Easy one-pot chicken, chorizo & rice


For the marinade:

  • 6 chicken thighs
  • 2tbsp smoked paprika
  • 1/2tsp garlic powder
  • 1/2tsp red chilli flakes
  • 1tbsp rosemary (leaves only), finely chopped
  • 1tsp ground cumin
  • 1tsp ground coriander
  • Salt & pepper to taste
  • 3tbsp extra virgin olive oil

For the main:

  • 1tbsp olive oil
  • 1 white onion, finely chopped
  • 2 garlic cloves, crushed
  • 100g spicy chorizo, sliced
  • 3 bell peppers, thinly sliced lengthways
  • 2 rosemary twigs
  • 1.5 brown basmati rice
  • 2 cups chicken stock


  1. In a big mixing bowl, combine the chicken thighs and all the marinade ingredients. Using your hands, rub the spices into the chicken to ensure it’s well coated.
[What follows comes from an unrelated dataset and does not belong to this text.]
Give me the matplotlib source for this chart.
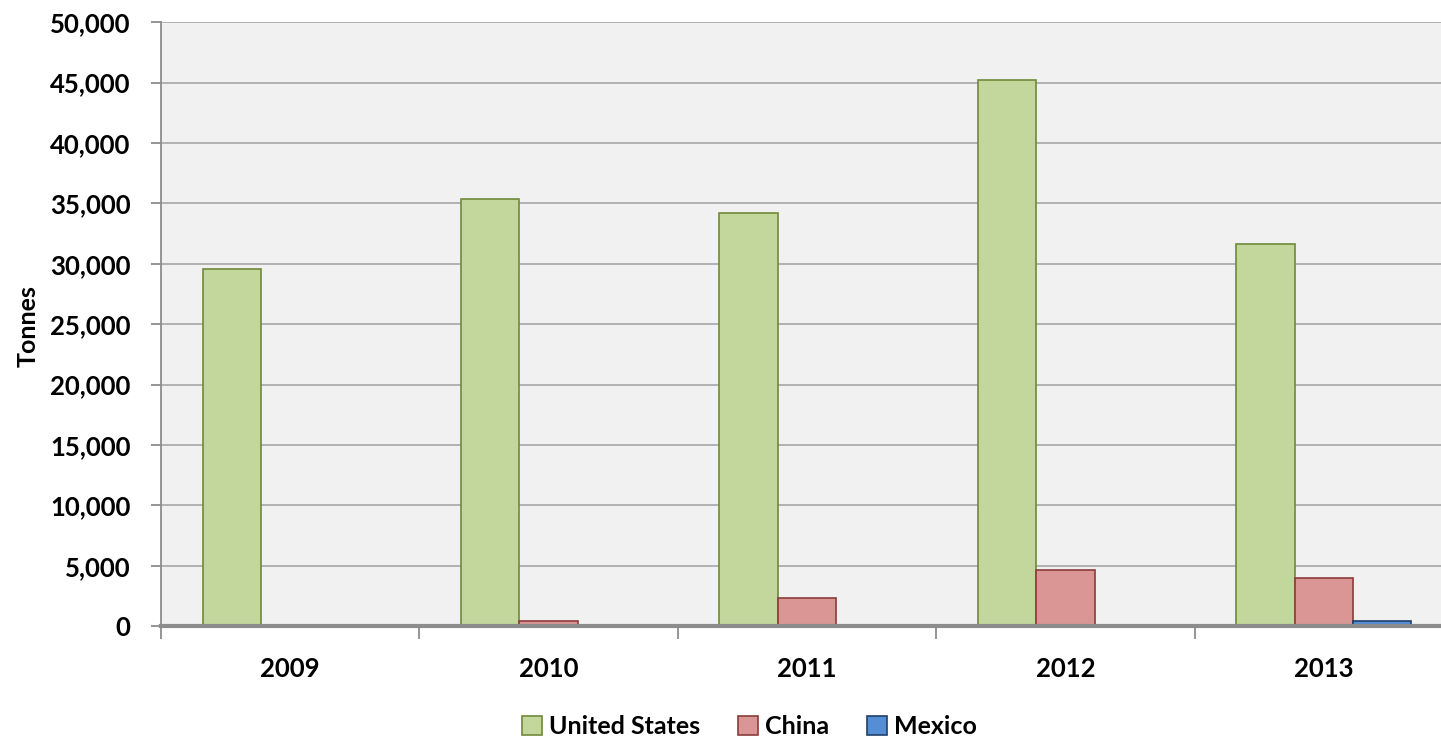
import numpy as np
import matplotlib
matplotlib.use('Agg')
import matplotlib.pyplot as plt
from matplotlib.ticker import FuncFormatter

years = ['2009', '2010', '2011', '2012', '2013']
united_states = [29600, 35400, 34200, 45200, 31600]
china = [0, 400, 2300, 4600, 3950]
mexico = [0, 100, 100, 100, 400]

series = [
    ('United States', united_states, '#c3d69b', '#6f8a3a'),
    ('China', china, '#d99694', '#8c3b3a'),
    ('Mexico', mexico, '#558ed5', '#1f3f6b'),
]

plt.rcParams['font.family'] = ['Lato', 'DejaVu Sans']

fig = plt.figure(figsize=(14.41, 7.40), dpi=100)
ax = fig.add_axes([0.1117, 0.154, 0.8966, 0.816])
ax.set_facecolor('#f1f1f1')

x = np.arange(len(years))
w = 0.226
for i, (name, vals, fc, ec) in enumerate(series):
    ax.bar(x + (i - 1) * w, vals, w, color=fc, edgecolor=ec, linewidth=1.2,
           label=name, zorder=3)

ax.set_xlim(-0.5, len(years) - 0.5)
ax.set_ylim(0, 50000)
ax.set_yticks(np.arange(0, 50001, 5000))
ax.yaxis.set_major_formatter(FuncFormatter(lambda v, p: f'{int(v):,}'))
ax.grid(axis='y', color='#a6a6a6', linewidth=1.2, zorder=0)

ax.set_xticks(x)
ax.set_xticklabels(years)
ax.set_xticks(np.arange(-0.5, len(years), 1), minor=True)
ax.tick_params(axis='x', which='major', length=0, pad=22, labelsize=18.5)
ax.tick_params(axis='x', which='minor', length=9, width=1.3, color='#8c8c8c')
ax.tick_params(axis='y', length=7, width=1.3, color='#8c8c8c', labelsize=18.5, pad=15)
for lbl in ax.get_xticklabels() + ax.get_yticklabels():
    lbl.set_fontweight('bold')

for s in ['top', 'right']:
    ax.spines[s].set_visible(False)
ax.spines['left'].set_color('#8c8c8c')
ax.spines['left'].set_linewidth(1.3)
ax.spines['bottom'].set_color('#8c8c8c')
ax.spines['bottom'].set_linewidth(3)
ax.spines['bottom'].set_zorder(4)

fig.text(28 / 1441, 0.56, 'Tonnes', rotation=90, ha='center', va='center',
         fontsize=18, fontweight='bold')

fig.legend(*ax.get_legend_handles_labels(), loc='center',
           bbox_to_anchor=(0.52, 0.018), ncol=3, frameon=False,
           handlelength=0.8, handleheight=0.8, columnspacing=1.5,
           handletextpad=0.3, prop={'weight': 'bold', 'size': 18})

fig.savefig('out.png', dpi=100)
Set aside.
  2. Heat up 1tbsp olive oil in Zyliss Cook Ceramic Sauté Pan. When the oil is hot, fry the chicken thighs over high heat for a couple of minutes on each side until crispy. Transfer the chicken thighs onto a plate and set aside.
  3. Using the same pan and the leftover oil from the chicken, add the onions, garlic and chorizo slices and sauté over medium heat for a couple of minutes. Add bell peppers, rosemary twigs, salt & pepper and sauté for a further 4-5 minutes until the chorizo has browned off and the peppers shave slightly softened. Stir in the rice and chicken stock. Place the chicken thighs back into the pan on top of the rice, cover with a lid and cook over low heat for 40-45mins until all the water has been absorbed and chicken cooked through. You might want to gently stir the pan halfway through cooking.